Alice Hamilton testified she lives adjacent to Loch Lomond Estates, did not receive notice of the petition, and only very recently learned that her ten acre property was included in the annexation map.
“I’m requesting that you please remove my land,” she said.
“We followed the law as we were given, and I want you to know, neither did Mayor Reed nor any Member of the Council reached out to us to say come into to the City of Atlanta,” Dr. Lorraine Walton said.
“We’ve been to no homes in the middle of the night, knocking on the windows, telling me my property taxes are going to go up ten to fifteen thousand dollars,” she said.
“I did not ask to do it, but I was asked to do it,” Mary Harris, Project Coordinator, said.
“And in doing so, I did not have to form a committee.
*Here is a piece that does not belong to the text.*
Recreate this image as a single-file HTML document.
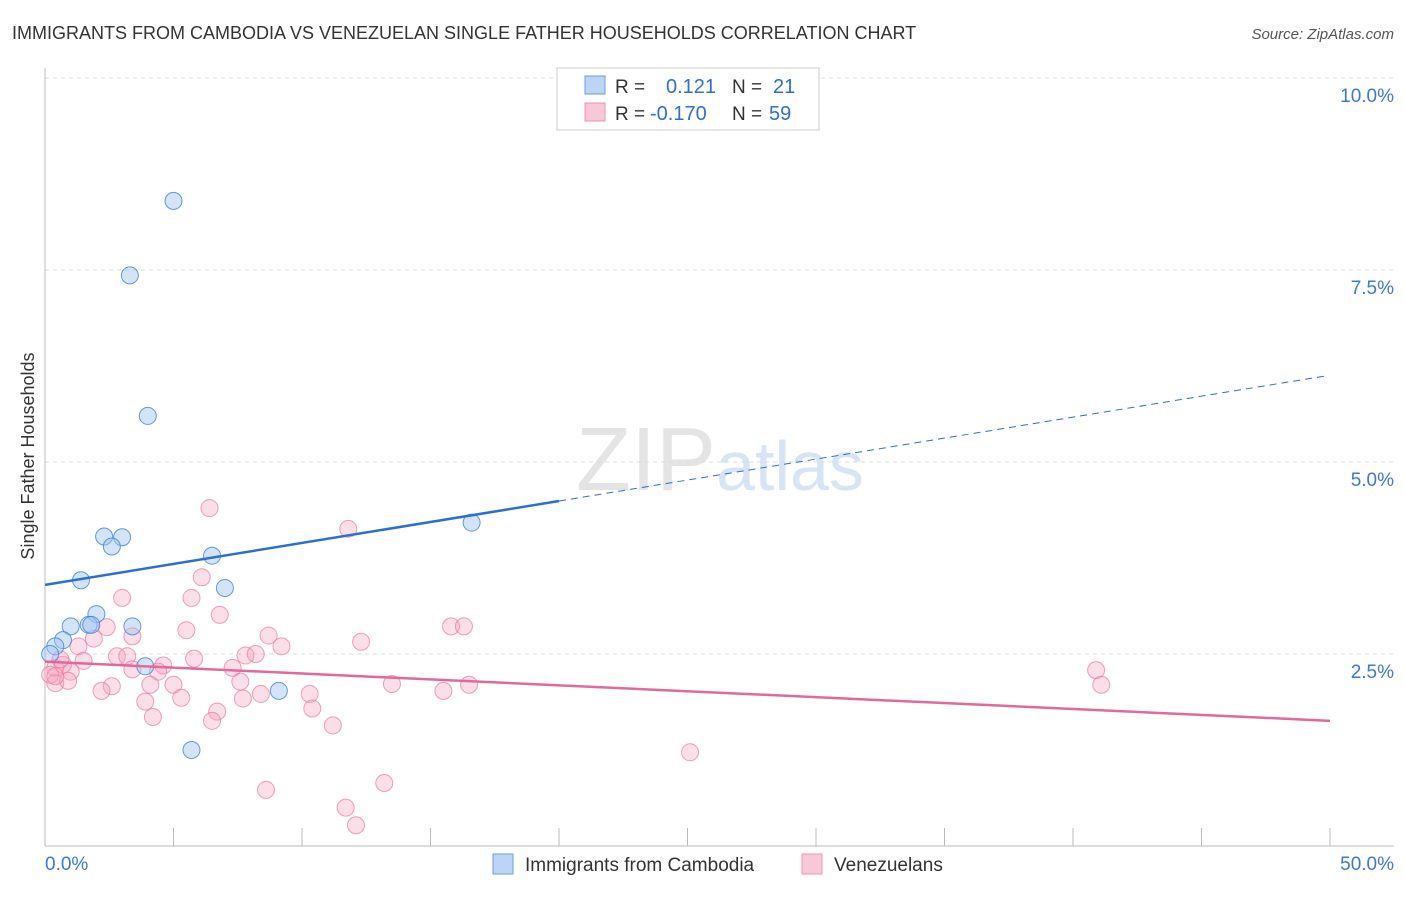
<!DOCTYPE html>
<html><head><meta charset="utf-8"><style>
body{margin:0;background:#fff;font-family:"Liberation Sans",sans-serif}
svg text{font-family:"Liberation Sans",sans-serif}
</style></head><body>
<svg id="c" width="1406" height="892">
<text x="12" y="39" font-size="18" fill="#333">IMMIGRANTS FROM CAMBODIA VS VENEZUELAN SINGLE FATHER HOUSEHOLDS CORRELATION CHART</text>
<text x="1394" y="39" font-size="15" fill="#555" font-style="italic" text-anchor="end">Source: ZipAtlas.com</text>
<text x="720" y="490" font-size="90" fill="#e4e4e4" text-anchor="middle" font-family="Liberation Serif">ZIP<tspan fill="#d6e4f5" font-family="Liberation Sans" font-size="70">atlas</tspan></text>
<text transform="translate(34,456) rotate(-90)" font-size="18" fill="#333" text-anchor="middle">Single Father Households</text>
<g id="grid"></g><g id="pts"></g><g id="lines"></g>
<g>
<rect x="557" y="68" width="262" height="62" fill="#fff" stroke="#ccc"/>
<rect x="585" y="76" width="20" height="18" fill="#bcd4f5" stroke="#6a9de0"/>
<rect x="585" y="103" width="20" height="18" fill="#f9c8d8" stroke="#ec93b0"/>
<text x="615" y="93" font-size="19" fill="#333">R = </text><text x="666" y="93" font-size="20" fill="#2d6fd6">0.121</text>
<text x="732" y="93" font-size="19" fill="#333">N = </text><text x="773" y="93" font-size="20" fill="#2d6fd6">21</text>
<text x="615" y="120" font-size="19" fill="#333">R = </text><text x="650" y="120" font-size="20" fill="#2d6fd6">-0.170</text>
<text x="732" y="120" font-size="19" fill="#333">N = </text><text x="769" y="120" font-size="20" fill="#2d6fd6">59</text>
</g>
<g>
<rect x="493" y="854" width="20" height="20" fill="#bcd4f5" stroke="#6a9de0"/>
<text x="525" y="871" font-size="19" fill="#333">Immigrants from Cambodia</text>
<rect x="802" y="854" width="20" height="20" fill="#f9c8d8" stroke="#ec93b0"/>
<text x="834" y="871" font-size="19" fill="#333">Venezuelans</text>
</g>
<text x="45" y="870" font-size="19" fill="#3b78d8">0.0%</text>
<text x="1394" y="870" font-size="19" fill="#3b78d8" text-anchor="end">50.0%</text>
</svg>
<script>
const yTicks=[2.5,5.0,7.5,10.0];
const yTickLabels=["2.5%","5.0%","7.5%","10.0%"];
const xTicks=[0,5,10,15,20,25,30,35,40,45,50];
const cambodiaX=[5.0,3.3,4.0,2.3,3.0,2.6,6.5,1.4,7.0,2.0,1.0,1.7,1.8,3.4,0.7,0.4,0.2,3.9,9.1,5.7,16.6];
const cambodiaY=[8.40,7.43,5.60,4.03,4.02,3.90,3.78,3.46,3.36,3.02,2.86,2.88,2.88,2.86,2.68,2.60,2.50,2.34,2.02,1.25,4.21];
const venezX=[6.4,11.8,6.1,3.0,5.7,6.8,5.5,3.4,1.9,15.8,16.3,8.7,12.3,9.2,2.4,1.3,2.8,3.2,7.8,8.2,5.8,4.6,1.5,4.4,7.3,3.4,1.0,0.4,0.7,0.2,0.4,0.9,2.6,5.0,4.1,7.6,13.5,16.5,2.2,5.3,8.4,10.3,15.5,3.9,7.7,6.7,10.4,4.2,6.5,11.2,25.1,40.9,41.1,8.6,13.2,11.7,12.1,0.6,0.4];
const venezY=[4.40,4.13,3.50,3.23,3.23,3.01,2.81,2.73,2.70,2.86,2.86,2.74,2.66,2.60,2.85,2.60,2.47,2.47,2.48,2.50,2.44,2.35,2.41,2.27,2.32,2.30,2.27,2.32,2.36,2.23,2.12,2.15,2.08,2.10,2.10,2.14,2.11,2.10,2.02,1.93,1.98,1.98,2.02,1.88,1.92,1.75,1.79,1.68,1.63,1.57,1.22,2.29,2.10,0.73,0.82,0.50,0.27,2.43,2.21];
const trendBlue=[3.40,6.13];
const trendPink=[2.40,1.63];
const X0=45,X1=1330,Y0=846,PY=192/2.5;
const sx=v=>X0+(v/50)*(X1-X0), sy=v=>Y0-v*PY;
const NS="http://www.w3.org/2000/svg";
function mk(t,a,p){const e=document.createElementNS(NS,t);for(const k in a)e.setAttribute(k,a[k]);p.appendChild(e);return e;}
const g=document.getElementById('grid');
yTicks.forEach((v,i)=>{
 const l=mk('line',{x1:X0,x2:1394,y1:sy(v),y2:sy(v),stroke:'#ddd','stroke-dasharray':'4,4'},g);
 
 
 const t=mk('text',{x:1394,y:sy(v)+24,'font-size':19,fill:'#3b78d8','text-anchor':'end'},g);
 t.textContent=yTickLabels[i];
 
 
});
const ax=mk('line',{x1:X0,x2:1394,y1:Y0,y2:Y0,stroke:'#bbb'},g);


const ay=mk('line',{x1:X0,x2:X0,y1:68,y2:Y0,stroke:'#bbb'},g);


xTicks.forEach(v=>{
 const l=mk('line',{x1:sx(v),x2:sx(v),y1:Y0,y2:Y0-18,stroke:'#bbb'},g);
 
 
});
const p=document.getElementById('pts');
venezX.forEach((x,i)=>{
 const c=mk('circle',{cx:sx(x),cy:sy(venezY[i]),r:8.5,fill:'rgba(244,160,190,0.35)',stroke:'rgba(232,120,160,0.7)','stroke-width':1},p);
 
 
});
cambodiaX.forEach((x,i)=>{
 const c=mk('circle',{cx:sx(x),cy:sy(cambodiaY[i]),r:8.5,fill:'rgba(160,195,240,0.45)',stroke:'rgba(60,130,220,0.8)','stroke-width':1},p);
 
 
});
const L=document.getElementById('lines');
const bAt=x=>trendBlue[0]+(trendBlue[1]-trendBlue[0])*x/50;
const b1=mk('line',{x1:sx(0),y1:sy(bAt(0)),x2:sx(20),y2:sy(bAt(20)),stroke:'#2a6fd6','stroke-width':2.5},L);


const b2=mk('line',{x1:sx(20),y1:sy(bAt(20)),x2:sx(49.8),y2:sy(bAt(49.8)),stroke:'#2a6fd6','stroke-width':1,'stroke-dasharray':'7,5'},L);


const pl=mk('line',{x1:sx(0),y1:sy(trendPink[0]),x2:sx(50),y2:sy(trendPink[1]),stroke:'#e4689a','stroke-width':2.5},L);


</script>
</body></html>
Members of the community came up and said, what can I do to help, and they started themselves to collect petitions in a most professional way,” Harris said.
“Our intent in the beginning was not to have long conversations with people that did not want to participate. Some people we knew, they had expressed that prior, and we did not entertain them, we knew their intentions,” Harris said.
“We never, never stooped to going to anyone’s door, bamming on it, telling lies,” she said.
“We had community meetings with the Committee to Create a New City with State Rep. Roger Bruce. He came to us on two separate occasions to explain to us the benefits of a new city,” Harris said, referring to the proposed City of South Fulton.
“Likewise we had representatives of the City of Atlanta along with Mayor Reed, and he expressed the desire and said it would be better,” she said.
“We listened to both. As far as the taxes are concerned, Commissioner Ferdinand came to our meeting. They were open to the public… He explained the tax system with various communities in the area. So we did it in the most professional manner; we ask that you consider us likewise,” she said.